**Data entries:**
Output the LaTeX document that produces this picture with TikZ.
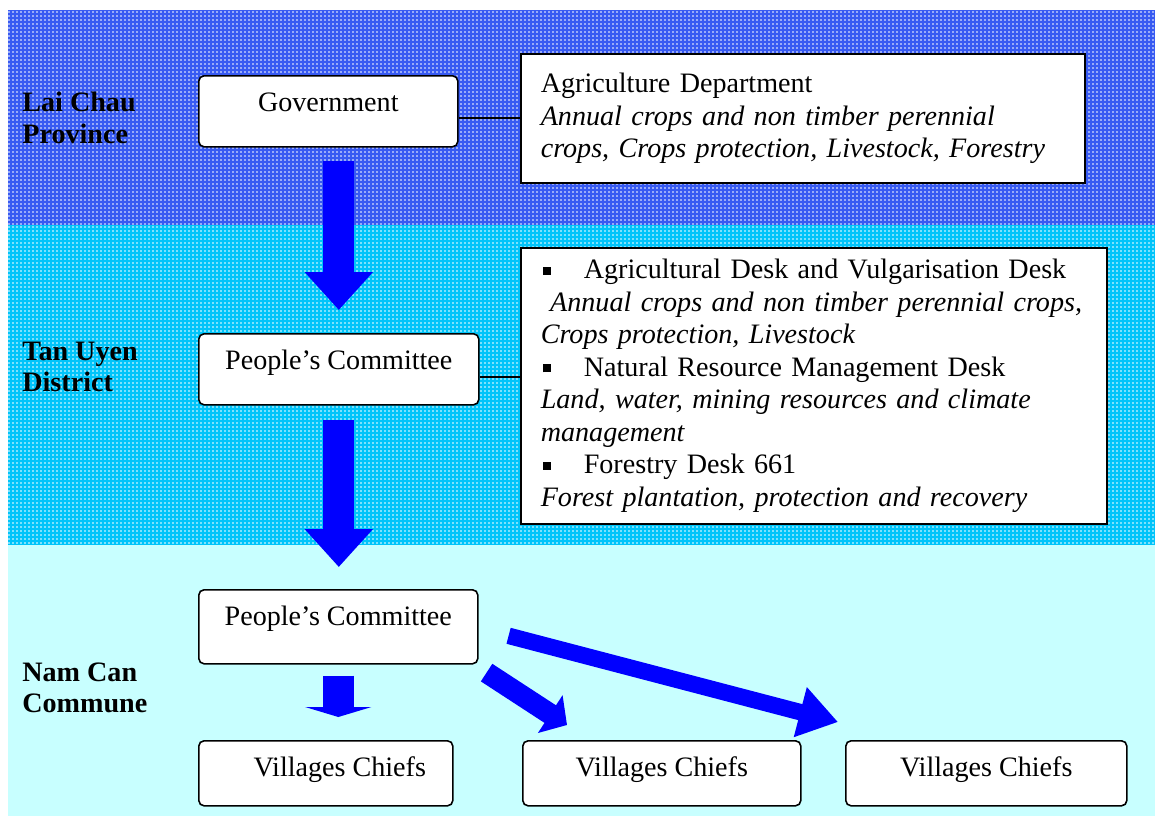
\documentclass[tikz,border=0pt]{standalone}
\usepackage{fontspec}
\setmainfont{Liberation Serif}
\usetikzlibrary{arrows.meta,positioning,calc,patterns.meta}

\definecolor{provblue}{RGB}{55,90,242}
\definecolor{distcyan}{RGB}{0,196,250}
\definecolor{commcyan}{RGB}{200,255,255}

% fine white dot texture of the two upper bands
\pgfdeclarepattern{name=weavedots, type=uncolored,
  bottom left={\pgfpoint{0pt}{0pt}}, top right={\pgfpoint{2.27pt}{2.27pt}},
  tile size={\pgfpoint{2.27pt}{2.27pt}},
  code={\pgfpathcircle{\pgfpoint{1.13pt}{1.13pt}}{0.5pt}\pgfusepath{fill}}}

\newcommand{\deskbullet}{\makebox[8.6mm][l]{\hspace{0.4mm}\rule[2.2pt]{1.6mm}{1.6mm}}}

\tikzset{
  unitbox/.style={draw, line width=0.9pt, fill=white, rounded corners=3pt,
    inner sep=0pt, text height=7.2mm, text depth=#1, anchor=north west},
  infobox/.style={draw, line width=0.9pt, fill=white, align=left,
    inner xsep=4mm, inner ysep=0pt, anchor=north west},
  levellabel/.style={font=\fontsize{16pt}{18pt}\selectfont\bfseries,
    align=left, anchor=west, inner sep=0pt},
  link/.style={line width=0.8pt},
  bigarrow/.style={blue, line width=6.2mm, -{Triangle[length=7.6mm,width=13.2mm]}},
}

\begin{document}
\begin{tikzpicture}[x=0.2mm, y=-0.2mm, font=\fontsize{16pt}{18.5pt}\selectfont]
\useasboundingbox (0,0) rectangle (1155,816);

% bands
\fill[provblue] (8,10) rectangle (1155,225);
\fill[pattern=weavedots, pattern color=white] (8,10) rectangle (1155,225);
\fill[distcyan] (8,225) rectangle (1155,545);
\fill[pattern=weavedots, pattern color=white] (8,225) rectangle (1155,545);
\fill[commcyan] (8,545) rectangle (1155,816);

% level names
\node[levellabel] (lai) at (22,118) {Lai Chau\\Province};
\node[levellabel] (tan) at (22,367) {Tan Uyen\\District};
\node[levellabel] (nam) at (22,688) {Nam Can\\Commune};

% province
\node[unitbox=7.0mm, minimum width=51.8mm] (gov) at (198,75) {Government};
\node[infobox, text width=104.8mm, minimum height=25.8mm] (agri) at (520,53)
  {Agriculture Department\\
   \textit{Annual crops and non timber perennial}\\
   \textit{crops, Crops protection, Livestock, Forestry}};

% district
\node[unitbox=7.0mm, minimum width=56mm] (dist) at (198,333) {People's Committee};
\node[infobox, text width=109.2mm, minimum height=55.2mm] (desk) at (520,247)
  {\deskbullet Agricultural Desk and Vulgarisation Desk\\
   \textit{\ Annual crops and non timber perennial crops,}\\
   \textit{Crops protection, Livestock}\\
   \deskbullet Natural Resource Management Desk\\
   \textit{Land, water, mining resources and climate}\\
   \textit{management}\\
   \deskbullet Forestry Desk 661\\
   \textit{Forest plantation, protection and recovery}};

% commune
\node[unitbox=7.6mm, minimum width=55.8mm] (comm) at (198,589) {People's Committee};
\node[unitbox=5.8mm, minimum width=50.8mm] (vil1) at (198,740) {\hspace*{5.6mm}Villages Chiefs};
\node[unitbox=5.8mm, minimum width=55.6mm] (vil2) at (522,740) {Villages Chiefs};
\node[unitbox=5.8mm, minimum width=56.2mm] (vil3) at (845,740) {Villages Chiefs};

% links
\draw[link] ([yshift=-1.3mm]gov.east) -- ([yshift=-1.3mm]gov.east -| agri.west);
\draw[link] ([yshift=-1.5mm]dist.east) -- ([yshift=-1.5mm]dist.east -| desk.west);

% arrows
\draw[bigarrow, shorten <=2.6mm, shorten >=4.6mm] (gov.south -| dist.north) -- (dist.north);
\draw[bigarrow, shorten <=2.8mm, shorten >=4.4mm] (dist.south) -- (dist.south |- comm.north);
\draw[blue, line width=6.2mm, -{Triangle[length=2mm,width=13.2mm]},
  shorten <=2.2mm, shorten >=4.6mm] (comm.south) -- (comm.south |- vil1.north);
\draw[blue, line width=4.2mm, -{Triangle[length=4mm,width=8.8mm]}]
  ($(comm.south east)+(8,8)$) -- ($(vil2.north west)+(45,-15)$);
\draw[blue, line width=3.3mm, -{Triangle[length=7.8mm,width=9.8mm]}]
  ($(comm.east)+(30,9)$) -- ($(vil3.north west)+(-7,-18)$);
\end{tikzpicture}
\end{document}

---

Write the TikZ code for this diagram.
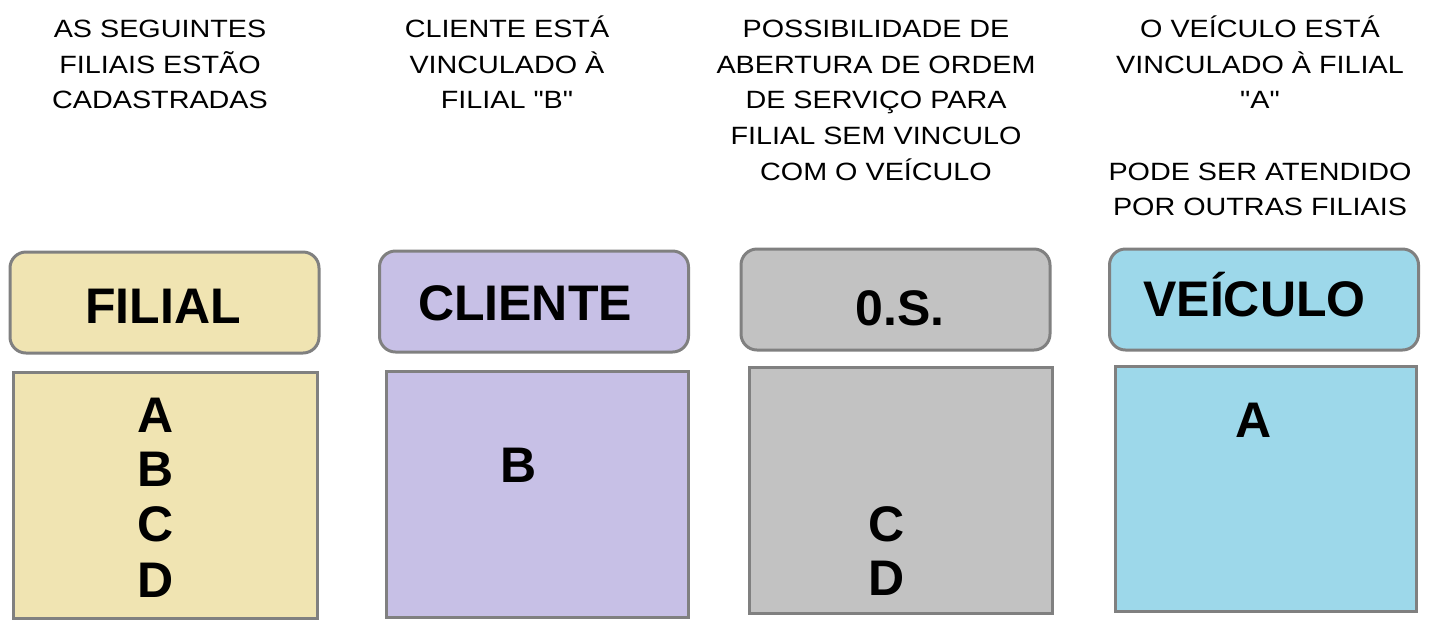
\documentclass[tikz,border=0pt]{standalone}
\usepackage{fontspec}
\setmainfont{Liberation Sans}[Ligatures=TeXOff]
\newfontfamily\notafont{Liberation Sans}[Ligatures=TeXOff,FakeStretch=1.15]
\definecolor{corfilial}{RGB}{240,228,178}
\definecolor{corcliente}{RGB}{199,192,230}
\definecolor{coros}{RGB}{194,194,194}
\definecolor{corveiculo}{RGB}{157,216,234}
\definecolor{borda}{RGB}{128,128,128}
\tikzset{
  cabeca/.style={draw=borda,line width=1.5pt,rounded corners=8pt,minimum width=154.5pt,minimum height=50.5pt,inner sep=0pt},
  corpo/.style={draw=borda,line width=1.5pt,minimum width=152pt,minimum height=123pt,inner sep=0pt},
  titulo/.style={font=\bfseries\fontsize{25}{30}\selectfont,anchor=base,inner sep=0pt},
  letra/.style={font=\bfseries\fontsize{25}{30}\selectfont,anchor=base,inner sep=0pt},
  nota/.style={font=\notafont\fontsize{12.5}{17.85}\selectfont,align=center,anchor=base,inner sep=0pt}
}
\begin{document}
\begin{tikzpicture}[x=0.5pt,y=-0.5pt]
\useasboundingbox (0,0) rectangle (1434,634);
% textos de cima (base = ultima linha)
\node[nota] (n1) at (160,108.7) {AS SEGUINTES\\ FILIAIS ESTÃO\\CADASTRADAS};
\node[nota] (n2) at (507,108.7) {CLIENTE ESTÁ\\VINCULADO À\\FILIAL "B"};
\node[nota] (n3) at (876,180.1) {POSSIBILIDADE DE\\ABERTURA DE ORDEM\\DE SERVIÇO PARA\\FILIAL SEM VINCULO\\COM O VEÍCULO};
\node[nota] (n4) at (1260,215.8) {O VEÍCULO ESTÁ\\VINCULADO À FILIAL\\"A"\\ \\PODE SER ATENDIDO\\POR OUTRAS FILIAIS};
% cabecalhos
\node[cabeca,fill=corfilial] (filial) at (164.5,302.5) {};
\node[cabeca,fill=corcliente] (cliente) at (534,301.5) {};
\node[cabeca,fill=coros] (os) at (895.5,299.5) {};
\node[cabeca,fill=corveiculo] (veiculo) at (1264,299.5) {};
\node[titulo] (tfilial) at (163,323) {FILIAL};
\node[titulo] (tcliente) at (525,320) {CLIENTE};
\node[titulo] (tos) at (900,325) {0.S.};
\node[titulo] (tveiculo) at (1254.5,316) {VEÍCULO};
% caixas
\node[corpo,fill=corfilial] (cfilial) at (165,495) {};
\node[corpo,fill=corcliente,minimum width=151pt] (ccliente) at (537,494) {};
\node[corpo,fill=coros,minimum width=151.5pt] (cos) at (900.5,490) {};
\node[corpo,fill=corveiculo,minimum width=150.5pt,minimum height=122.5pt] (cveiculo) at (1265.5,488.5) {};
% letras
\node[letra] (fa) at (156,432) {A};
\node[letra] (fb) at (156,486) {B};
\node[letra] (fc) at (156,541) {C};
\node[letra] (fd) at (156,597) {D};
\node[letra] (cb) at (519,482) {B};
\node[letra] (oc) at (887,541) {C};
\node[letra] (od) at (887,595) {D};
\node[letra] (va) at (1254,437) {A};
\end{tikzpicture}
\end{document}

--

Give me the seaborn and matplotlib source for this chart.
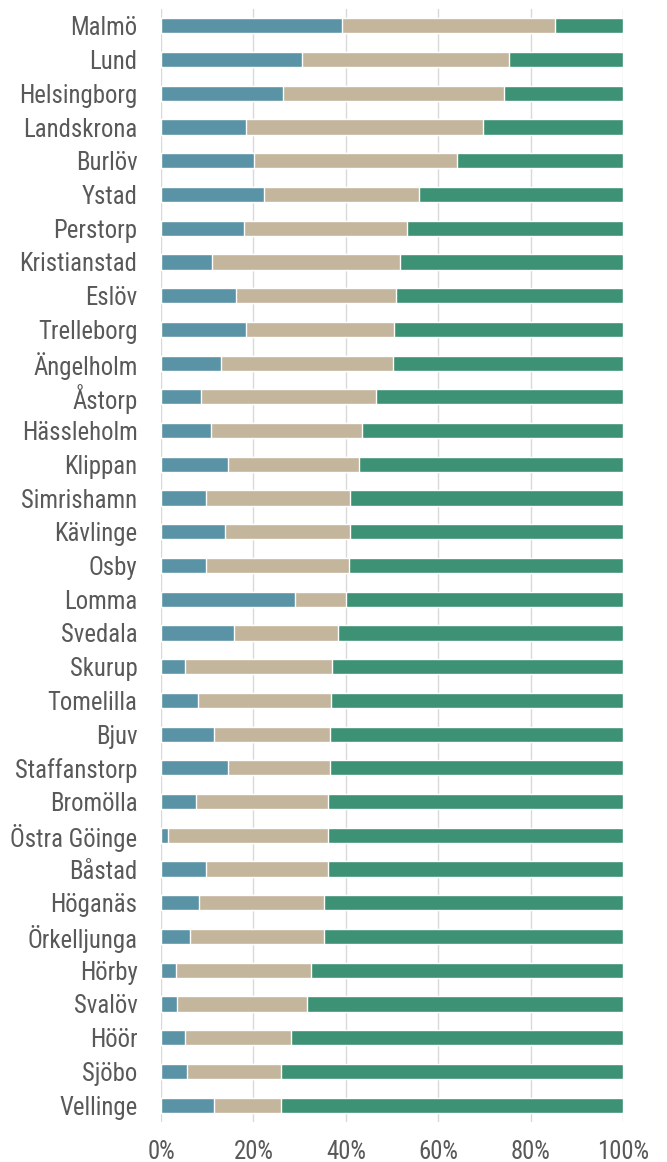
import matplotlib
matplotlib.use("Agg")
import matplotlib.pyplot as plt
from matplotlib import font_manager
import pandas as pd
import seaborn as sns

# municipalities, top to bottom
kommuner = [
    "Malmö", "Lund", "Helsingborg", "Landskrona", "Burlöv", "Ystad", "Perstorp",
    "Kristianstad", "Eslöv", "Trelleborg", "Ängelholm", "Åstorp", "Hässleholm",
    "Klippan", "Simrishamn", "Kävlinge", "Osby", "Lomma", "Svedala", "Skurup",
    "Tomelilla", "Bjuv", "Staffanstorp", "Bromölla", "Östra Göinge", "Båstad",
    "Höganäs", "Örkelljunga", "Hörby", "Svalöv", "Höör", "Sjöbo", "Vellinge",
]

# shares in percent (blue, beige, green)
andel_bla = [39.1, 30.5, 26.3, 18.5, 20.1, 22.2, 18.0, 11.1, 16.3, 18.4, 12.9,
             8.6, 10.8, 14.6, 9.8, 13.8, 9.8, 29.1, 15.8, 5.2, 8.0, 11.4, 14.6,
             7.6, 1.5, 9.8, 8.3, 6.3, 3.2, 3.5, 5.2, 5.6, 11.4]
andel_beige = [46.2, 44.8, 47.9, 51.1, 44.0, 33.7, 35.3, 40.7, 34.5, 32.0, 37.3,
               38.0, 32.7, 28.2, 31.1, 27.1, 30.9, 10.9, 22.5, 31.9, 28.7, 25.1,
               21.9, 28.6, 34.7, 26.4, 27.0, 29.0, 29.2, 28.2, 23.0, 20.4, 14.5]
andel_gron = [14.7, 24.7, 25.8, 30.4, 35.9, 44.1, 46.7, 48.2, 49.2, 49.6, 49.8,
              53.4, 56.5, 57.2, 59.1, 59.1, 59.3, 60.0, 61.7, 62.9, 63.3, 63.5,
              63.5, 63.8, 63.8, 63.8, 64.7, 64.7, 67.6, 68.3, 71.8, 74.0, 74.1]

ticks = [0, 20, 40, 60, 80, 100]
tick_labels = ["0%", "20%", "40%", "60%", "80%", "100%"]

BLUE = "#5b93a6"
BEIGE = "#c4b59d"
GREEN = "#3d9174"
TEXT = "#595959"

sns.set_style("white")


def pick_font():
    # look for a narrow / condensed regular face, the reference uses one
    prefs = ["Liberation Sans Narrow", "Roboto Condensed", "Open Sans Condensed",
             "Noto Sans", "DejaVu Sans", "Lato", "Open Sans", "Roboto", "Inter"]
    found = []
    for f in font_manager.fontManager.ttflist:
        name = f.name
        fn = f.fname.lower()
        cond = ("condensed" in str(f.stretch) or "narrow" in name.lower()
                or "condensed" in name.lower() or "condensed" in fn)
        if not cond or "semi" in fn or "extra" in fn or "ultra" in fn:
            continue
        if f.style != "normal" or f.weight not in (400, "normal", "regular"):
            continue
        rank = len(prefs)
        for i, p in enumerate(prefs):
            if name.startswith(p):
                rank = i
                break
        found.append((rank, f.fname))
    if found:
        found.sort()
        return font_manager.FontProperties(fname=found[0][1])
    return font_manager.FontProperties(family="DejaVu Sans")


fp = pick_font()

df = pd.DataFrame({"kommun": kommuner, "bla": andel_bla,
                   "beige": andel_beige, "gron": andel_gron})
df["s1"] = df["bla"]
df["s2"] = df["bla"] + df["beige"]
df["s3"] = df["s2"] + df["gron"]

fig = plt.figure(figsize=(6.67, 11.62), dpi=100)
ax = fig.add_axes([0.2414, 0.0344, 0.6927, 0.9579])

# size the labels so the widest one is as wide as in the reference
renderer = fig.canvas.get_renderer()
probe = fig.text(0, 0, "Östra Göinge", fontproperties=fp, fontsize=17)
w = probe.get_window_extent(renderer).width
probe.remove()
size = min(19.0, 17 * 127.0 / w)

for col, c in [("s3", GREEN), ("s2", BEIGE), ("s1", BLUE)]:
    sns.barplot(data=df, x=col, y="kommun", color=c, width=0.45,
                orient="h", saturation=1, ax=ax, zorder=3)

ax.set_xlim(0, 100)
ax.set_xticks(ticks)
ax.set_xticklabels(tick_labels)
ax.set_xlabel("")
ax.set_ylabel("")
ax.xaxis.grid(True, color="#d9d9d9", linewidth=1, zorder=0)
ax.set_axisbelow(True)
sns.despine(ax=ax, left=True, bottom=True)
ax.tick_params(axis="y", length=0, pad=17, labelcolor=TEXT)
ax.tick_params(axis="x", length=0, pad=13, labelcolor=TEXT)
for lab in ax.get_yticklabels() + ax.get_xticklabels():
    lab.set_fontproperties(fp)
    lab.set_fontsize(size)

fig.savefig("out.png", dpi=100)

**Your task:**
List all lines holding the string "seaborn".

**Task solution:**
Give me the seaborn and matplotlib source for this chart.
import seaborn as sns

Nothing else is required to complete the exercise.